9
votes

is it possible to change multiply patterns to different values at the same command? lets say I have

A B C D ABC

and I want to change every A to 1 every B to 2 and every C to 3

so the output will be

1 2 3 D 123

since I have 3 patterns to change I would like to avoid substitute them separately. I thought there would be something like

sed -r s/'(A|B|C)'/(1|2|3)/ 

but of course this just replace A or B or C to (1|2|3). I should just mention that my real patterns are more complicated than that...

thank you!

3
Why not sed 's/A/1/g;s/B/2/g;s/C/3/g' file? - anubhava
If its single letters you can just use tr tr 'ABC' '123' - user4453924
what is the (unwrited) constraint to avoid several s/// especially on complex pattern like @anubhava ask ? - NeronLeVelu
question is not exactly the same as the link to the duplicate. The linked is a sub case of this, only some specific simple pattern to replace by uniq new pattern where this question is more genering in search and replace pattern - NeronLeVelu
If you need "words" you should use post an example that uses "words", not just letters as letters are MUCH simpler to do (tr) and the right way to handle "words" really depends on what a "word" means to you and/or what the separators can be between the "words". As written right now your question is extremely likely to produce a solution that works for your posted input but will fail (possibly quietly and/or cryptically and/or disastrously) later when run against some different input. - Ed Morton

3 Answers

16
votes

Easy in sed:

sed 's/WORD1/NEW_WORD1/g;s/WORD2/NEW_WORD2/g;s/WORD3/NEW_WORD3/g'

You can separate multiple commands on the same line by a ;


Update

Probably this was too easy. NeronLeVelu pointed out that the above command can lead to unwanted results because the second substitution might even touch results of the first substitution (and so on).

If you care about this you can avoid this side effect with the t command. The t command branches to the end of the script, but only if a substitution did happen:

sed 's/WORD1/NEW_WORD1/g;t;s/WORD2/NEW_WORD2/g;t;s/WORD3/NEW_WORD3/g'  
2
votes

Easy in Perl:

perl -pe '%h = (A => 1, B => 2, C => 3); s/(A|B|C)/$h{$1}/g'

If you use more complex patterns, put the more specific ones before the more general ones in the alternative list.
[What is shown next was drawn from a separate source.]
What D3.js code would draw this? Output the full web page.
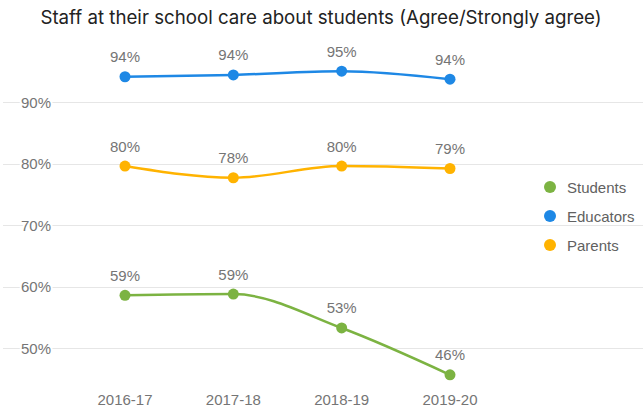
<!DOCTYPE html>
<html>
<head>
<meta charset="utf-8">
<script src="https://cdn.jsdelivr.net/npm/d3@7/dist/d3.min.js"></script>
<style>
  html, body { margin: 0; padding: 0; background: #fff; }
  svg { display: block; font-family: "Liberation Sans", Arial, sans-serif; }
</style>
</head>
<body>
<svg id="chart" width="643" height="410"></svg>
<script>
// Survey years and share agreeing (%) for each respondent group
const years = ["2016-17", "2017-18", "2018-19", "2019-20"];
const students  = [58.6, 58.8, 53.3, 45.7];
const educators = [94.1, 94.4, 95.0, 93.7];
const parents   = [79.6, 77.7, 79.6, 79.2];
const seriesNames = ["Students", "Educators", "Parents"];
const seriesColors = ["#7cb342", "#1e88e5", "#ffb300"];
const yTicks = [50, 60, 70, 80, 90];
const title = "Staff at their school care about students (Agree/Strongly agree)";

const series = [students, educators, parents].map((vals, i) => ({
  name: seriesNames[i], color: seriesColors[i],
  points: vals.map((v, j) => ({ year: years[j], value: v }))
}));

const svg = d3.select("#chart");
const W = 643;

const x = d3.scalePoint().domain(years).range([125, 450]);
const y = d3.scaleLinear().domain([50, 90]).range([348.3, 102]);

// Title
svg.append("text")
  .attr("x", 321).attr("y", 24)
  .attr("text-anchor", "middle")
  .attr("font-family", "Inter, Roboto, sans-serif")
  .attr("font-size", 18.7)
  .attr("fill", "#222")
  .text(title);

// Horizontal gridlines with value labels
const grid = svg.append("g");
grid.selectAll("line").data(yTicks).join("line")
  .attr("x1", 3).attr("x2", W)
  .attr("y1", d => Math.round(y(d)) + 0.5).attr("y2", d => Math.round(y(d)) + 0.5)
  .attr("stroke", "#e6e6e6").attr("stroke-width", 1.2);
grid.selectAll("text").data(yTicks).join("text")
  .attr("x", 51).attr("y", d => y(d) + 5.5)
  .attr("text-anchor", "end")
  .attr("font-size", 15)
  .attr("fill", "#757575")
  .attr("stroke", "#fff").attr("stroke-width", 4).attr("paint-order", "stroke")
  .text(d => d + "%");

// Category labels
svg.append("g").selectAll("text").data(years).join("text")
  .attr("x", d => x(d)).attr("y", 404.5)
  .attr("text-anchor", "middle")
  .attr("font-size", 15)
  .attr("fill", "#757575")
  .text(d => d);

// Lines
const line = d3.line()
  .x(d => x(d.year)).y(d => y(d.value))
  .curve(d3.curveMonotoneX);

const g = svg.append("g");
series.forEach(s => {
  g.append("path")
    .datum(s.points)
    .attr("d", line)
    .attr("fill", "none")
    .attr("stroke", s.color)
    .attr("stroke-width", 2.5);
  g.selectAll(null).data(s.points).join("circle")
    .attr("cx", d => x(d.year)).attr("cy", d => y(d.value))
    .attr("r", 5.5)
    .attr("fill", s.color);
  g.selectAll(null).data(s.points).join("text")
    .attr("x", d => x(d.year)).attr("y", d => y(d.value) - 14.5)
    .attr("text-anchor", "middle")
    .attr("font-size", 15)
    .attr("fill", "#757575")
    .text(d => Math.round(d.value) + "%");
});

// Legend
const legend = svg.append("g");
const legendY = [187, 216, 245];
series.forEach((s, i) => {
  legend.append("circle")
    .attr("cx", 550).attr("cy", legendY[i]).attr("r", 6)
    .attr("fill", s.color);
  legend.append("text")
    .attr("x", 567).attr("y", legendY[i] + 5.5)
    .attr("font-size", 15)
    .attr("fill", "#616161")
    .text(s.name);
});
</script>
</body>
</html>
Sorting by length might be enough:

perl -pe 'BEGIN { %h = (A => 1, AA => 2, AAA => 3);
              $re = join "|", sort { length $b <=> length $a } keys %h; }
          s/($re)/$h{$1}/g'

To add word or line boundaries, just change the pattern to

/\b($re)\b/
# or
/^($re)$/
# resp.
2
votes

This will work if your "words" don't contain RE metachars (. * ? etc.):

$ cat file
there is the problem when the foo is closed

$ cat tst.awk
BEGIN {
    split("the a foo bar",tmp)
    for (i=1;i in tmp;i+=2) {
        old = (i>1 ? old "|" : "\\<(") tmp[i]
        map[tmp[i]] = tmp[i+1]
    }
    old = old ")\\>"
}
{
    head = ""
    tail = $0
    while ( match(tail,old) ) {
        head = head substr(tail,1,RSTART-1) map[substr(tail,RSTART,RLENGTH)]
        tail = substr(tail,RSTART+RLENGTH)
    }
    print head tail
}

$ awk -f tst.awk file
there is a problem when a bar is closed

The above obviously maps "the" to "a" and "foo" to "bar" and uses GNU awk for word boundaries.

If your "words" do contain RE metachars etc. then you need a string-based solution using index() instead of an RE based one using match() (note that sed ONLY supports REs, not strings).